British interest in the tennis came to an end with a third-round loss for Liam Broady in the singles against Jeremy Chardy.

Broady, the last man into the field, had done brilliantly to make it through to the last 16, upsetting seventh seed Hubert Hurkacz on Tuesday, but Frenchman Chardy proved too strong.

It was another battling performance from 27-year-old Broady as he came from a break down to take the second set, but a 10-minute break before the decider because of the extreme heat refreshed Chardy and he ran out a 7-6 (3) 4-6 6-1 winner.

Broady said: “I’d be lying if I didn’t say that I wanted to win today as well.
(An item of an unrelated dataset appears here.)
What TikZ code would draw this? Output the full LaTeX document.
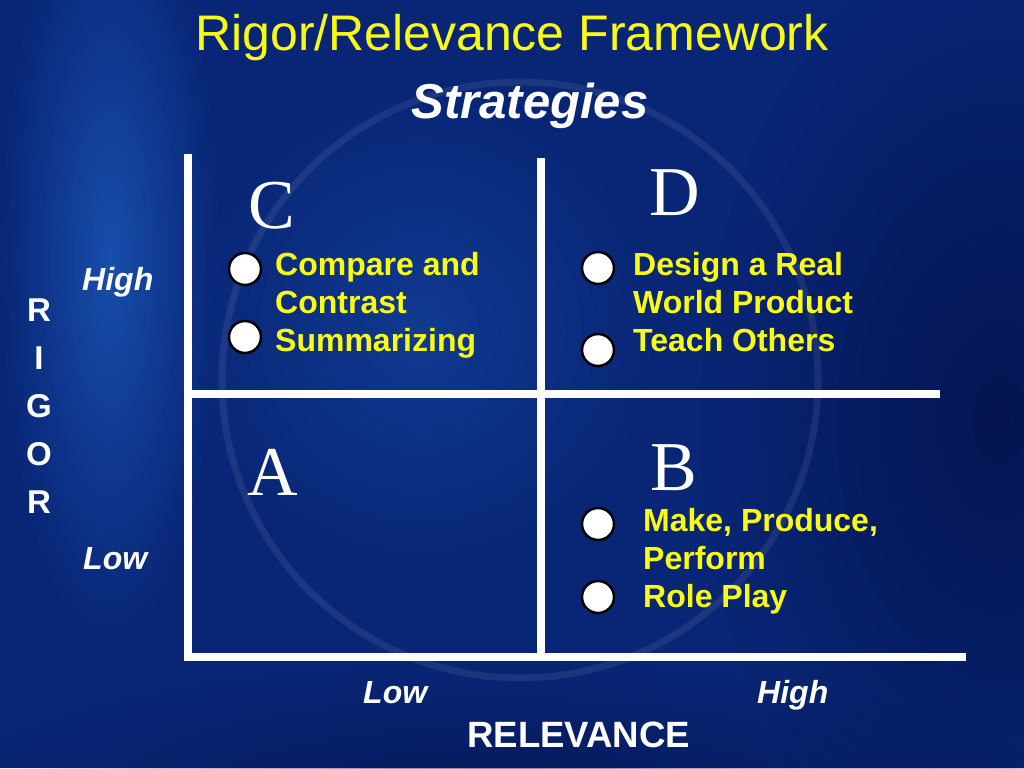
\documentclass[tikz,border=0pt]{standalone}
\usepackage{fontspec}
\setmainfont{Liberation Sans}
\newfontfamily\quadfont{Liberation Serif}
\usetikzlibrary{fadings}

\definecolor{bgbase}{RGB}{9,38,118}
\definecolor{bgglow}{RGB}{30,95,195}
\definecolor{bgdark}{RGB}{3,16,72}
\definecolor{itemyellow}{RGB}{250,250,20}

\tikzfading[name=softglow, inner color=transparent!0, outer color=transparent!100]

\tikzset{
  gridline/.style={white, line width=8pt},
  item/.style={anchor=base west, align=left, text=itemyellow, inner sep=0pt,
    font=\bfseries\fontsize{32}{38}\selectfont},
  dot/.style={circle, draw=black, fill=white, line width=2.5pt,
    minimum width=32pt, minimum height=31pt, inner sep=0pt},
  quad/.style={anchor=base, text=white, inner sep=0pt,
    font=\quadfont\fontsize{70}{70}\selectfont},
  level/.style={anchor=base west, text=white, inner sep=0pt,
    font=\bfseries\itshape\fontsize{32}{32}\selectfont}
}

\begin{document}
\begin{tikzpicture}[x=1pt,y=-1pt]
\useasboundingbox (0,0) rectangle (1024,768);
\clip (0,0) rectangle (1024,768);
% background
\fill[bgbase] (0,0) rectangle (1024,768);
\fill[bgglow, path fading=softglow, opacity=.7] (110,260) ellipse (110 and 380);
\fill[bgglow, path fading=softglow, opacity=.35] (420,330) circle (240);
\fill[bgdark, path fading=softglow, opacity=.8] (1000,420) ellipse (300 and 480);
\fill[bgdark, path fading=softglow, opacity=.6] (500,800) ellipse (560 and 140);
\draw[white, opacity=.08, line width=7pt] (520,380) circle (298);

% titles
\node[anchor=base, text=itemyellow, inner sep=0pt, font=\fontsize{50}{50}\selectfont]
  (title) at (512,50) {Rigor/Relevance Framework};
\node[anchor=base, text=white, inner sep=0pt, font=\bfseries\itshape\fontsize{49}{49}\selectfont]
  (subtitle) at (530,118) {Strategies};

% grid
\coordinate (lefttop) at (188,154);
\coordinate (leftbot) at (188,661);
\coordinate (midtop) at (541,158);
\coordinate (midbot) at (541,657);
\coordinate (rowleft) at (184,394);
\coordinate (rowright) at (940,394);
\coordinate (baseleft) at (184,657);
\coordinate (baseright) at (966,657);
\draw[gridline] (lefttop) -- (leftbot);
\draw[gridline] (midtop) -- (midbot);
\draw[gridline] (rowleft) -- (rowright);
\draw[gridline] (baseleft) -- (baseright);

% quadrant letters
\node[quad] (qc) at (272,228) {C};
\node[quad] (qd) at (675,215) {D};
\node[quad] (qa) at (273,495) {A};
\node[quad] (qb) at (674,490) {B};

% strategies (base = last line)
\node[dot] (c1) at (245,269) {};
\node[dot] (c2) at (245,337) {};
\node[item] (ctext) at (275,351) {Compare and\\Contrast\\Summarizing};
\node[dot] (d1) at (598,268) {};
\node[dot] (d2) at (598,350) {};
\node[item] (dtext) at (633,351) {Design a Real\\World Product\\Teach Others};
\node[dot] (b1) at (598,524) {};
\node[dot] (b2) at (598,597) {};
\node[item] (btext) at (643,607) {Make, Produce,\\Perform\\Role Play};

% axes
\node[anchor=base, align=center, text=white, inner sep=0pt,
  font=\bfseries\fontsize{33}{48}\selectfont] (rigor) at (39,513) {R\\I\\G\\O\\R};
\node[level] (rigorhigh) at (82,290) {High};
\node[level] (rigorlow) at (83,569) {Low};
\node[level] (relevlow) at (363,703) {Low};
\node[level] (relevhigh) at (757,703) {High};
\node[anchor=base west, text=white, inner sep=0pt,
  font=\bfseries\fontsize{36.6}{36.6}\selectfont] (relevance) at (467,747) {RELEVANCE};
\end{tikzpicture}
\end{document}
As a tennis player and a competitor, that’s all you want to do is to win every day so I’m obviously gutted about the way the match went.

“But I’ve got to maintain a little bit of perspective and when I go to bed tonight I think I’ll be able to appreciate that a little bit more.”

The Stockport player is having the best season of his career and will now look to push towards the top 100 having shown once again that he is capable of playing at a high level.

Broady, who is planning to head straight to Washington for qualifying at the ATP event over the weekend, said: “I had quite a successful junior career and a lot of the guys I competed with in juniors have done very well in the men’s, so I’ve always had the belief that I can compete with these guys, but the tennis has maybe not been there to back me up.

“I need to keep working and keep doing what I’m doing and take this to the rest of the year and hopefully get my ranking to a place where I’m playing with these guys every week.”